The offer to the commissioner's public servants is three times that of their counterparts at some other agencies, and comes with no loss of entitlements or conditions.

Many expect the commission's 250 staff to accept the offer, in a move that shows the agency is willing to enforce the Abbott government's tough bargaining rules on other departments, but not itself.

The commission claims to have bee cutting costs and reducing staff for over a year, so its pay proposal can be made in full compliance with the Public Sector Bargaining Framework.

Meanwhile, stalled talks across the 160,000-strong APS have led to industrial action as workers reject below-inflation pay offers coupled with cuts to entitlements and conditions.

Just four other pay agreements have even made it to a workplace ballot, and all four were strongly rejected.

Despite Mr Lloyd’s reputation as a hardliner, the Public Service Commission’s pay rise will not require any extra hours to be worked, no loss of Christmas shutdown, no loss of leave, incremental pay advances, flexible working arrangements, health and wellbeing benefits or redundancy provisions.

In a bulletin sent to APSC staffers this week, Mr Lloyd said the agency could avoid the productivity pain being felt in other areas of government.

“We have paid for our salary increase over the life of the agreement,” the commissioner wrote.

“Our efforts to manage more efficiently over the last 12 months, including through reducing our EL [executive level] cohort, has effectively provided enough productivity and cash savings to fund the majority of the 4.5 per cent pay rise.

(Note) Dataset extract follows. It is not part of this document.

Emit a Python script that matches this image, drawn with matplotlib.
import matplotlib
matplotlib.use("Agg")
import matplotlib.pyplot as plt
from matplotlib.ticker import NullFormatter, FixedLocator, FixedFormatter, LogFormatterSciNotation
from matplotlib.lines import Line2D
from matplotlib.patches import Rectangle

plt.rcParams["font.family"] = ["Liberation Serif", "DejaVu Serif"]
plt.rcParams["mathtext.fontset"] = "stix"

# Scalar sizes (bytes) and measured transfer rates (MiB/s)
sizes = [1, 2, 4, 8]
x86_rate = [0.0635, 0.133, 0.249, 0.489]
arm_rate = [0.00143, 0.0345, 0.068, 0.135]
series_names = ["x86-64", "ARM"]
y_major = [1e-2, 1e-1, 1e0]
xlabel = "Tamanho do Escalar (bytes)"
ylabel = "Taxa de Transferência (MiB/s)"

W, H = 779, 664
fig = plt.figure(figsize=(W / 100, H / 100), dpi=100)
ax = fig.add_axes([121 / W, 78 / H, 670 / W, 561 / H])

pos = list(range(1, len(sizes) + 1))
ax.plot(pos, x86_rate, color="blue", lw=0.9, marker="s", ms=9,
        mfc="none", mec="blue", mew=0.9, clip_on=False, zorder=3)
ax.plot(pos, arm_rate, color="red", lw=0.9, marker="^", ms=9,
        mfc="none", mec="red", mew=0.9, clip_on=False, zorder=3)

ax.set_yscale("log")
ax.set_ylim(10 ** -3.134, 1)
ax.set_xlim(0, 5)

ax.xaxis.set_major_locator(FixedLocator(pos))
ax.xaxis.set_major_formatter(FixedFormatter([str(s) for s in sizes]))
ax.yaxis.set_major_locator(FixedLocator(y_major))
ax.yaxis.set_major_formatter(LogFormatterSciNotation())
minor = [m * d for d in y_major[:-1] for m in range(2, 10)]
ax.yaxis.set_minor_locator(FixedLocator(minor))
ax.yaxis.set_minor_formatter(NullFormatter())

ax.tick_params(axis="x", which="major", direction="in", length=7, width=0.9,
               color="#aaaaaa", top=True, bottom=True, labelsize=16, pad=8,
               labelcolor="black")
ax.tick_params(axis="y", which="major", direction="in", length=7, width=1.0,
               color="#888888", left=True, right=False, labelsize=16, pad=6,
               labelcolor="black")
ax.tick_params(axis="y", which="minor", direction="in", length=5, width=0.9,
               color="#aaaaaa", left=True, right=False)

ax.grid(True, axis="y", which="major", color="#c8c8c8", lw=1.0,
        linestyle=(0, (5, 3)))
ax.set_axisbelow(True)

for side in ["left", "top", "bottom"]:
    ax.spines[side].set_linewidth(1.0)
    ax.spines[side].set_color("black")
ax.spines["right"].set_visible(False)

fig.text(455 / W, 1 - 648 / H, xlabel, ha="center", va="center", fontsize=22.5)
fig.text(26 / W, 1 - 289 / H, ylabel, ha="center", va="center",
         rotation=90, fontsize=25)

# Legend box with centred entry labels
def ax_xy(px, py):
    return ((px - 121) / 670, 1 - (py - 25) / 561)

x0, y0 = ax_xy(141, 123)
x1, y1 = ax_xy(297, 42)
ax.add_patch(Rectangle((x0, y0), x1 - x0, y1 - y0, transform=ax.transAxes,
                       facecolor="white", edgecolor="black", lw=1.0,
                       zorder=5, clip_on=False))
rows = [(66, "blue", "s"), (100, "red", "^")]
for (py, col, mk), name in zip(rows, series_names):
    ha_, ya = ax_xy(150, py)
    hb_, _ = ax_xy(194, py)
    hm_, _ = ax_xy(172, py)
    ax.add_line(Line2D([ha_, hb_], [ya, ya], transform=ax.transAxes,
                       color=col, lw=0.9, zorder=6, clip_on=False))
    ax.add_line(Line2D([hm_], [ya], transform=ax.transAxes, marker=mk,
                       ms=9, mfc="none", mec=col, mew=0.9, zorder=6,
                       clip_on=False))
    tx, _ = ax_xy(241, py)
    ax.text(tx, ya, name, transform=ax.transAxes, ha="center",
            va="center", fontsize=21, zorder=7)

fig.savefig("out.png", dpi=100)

“We won't be looking to fund productivity by reducing or changing any of your existing entitlements.

“We won't be asking you to work additional hours to fund the increase."

The bulletin called for just one concession from the workforce; the removal of unspecified “restrictive work practices” from the existing enterprise agreement.

“We will be looking to remove restrictive work practices from the agreement, consistent with government policy, and will explain this in detail at group meeting over the next few weeks,” Mr Lloyd wrote.

The Australian Services Union says there would be a lot more agreements being reached if the APSC's deal could be offered across the public sector.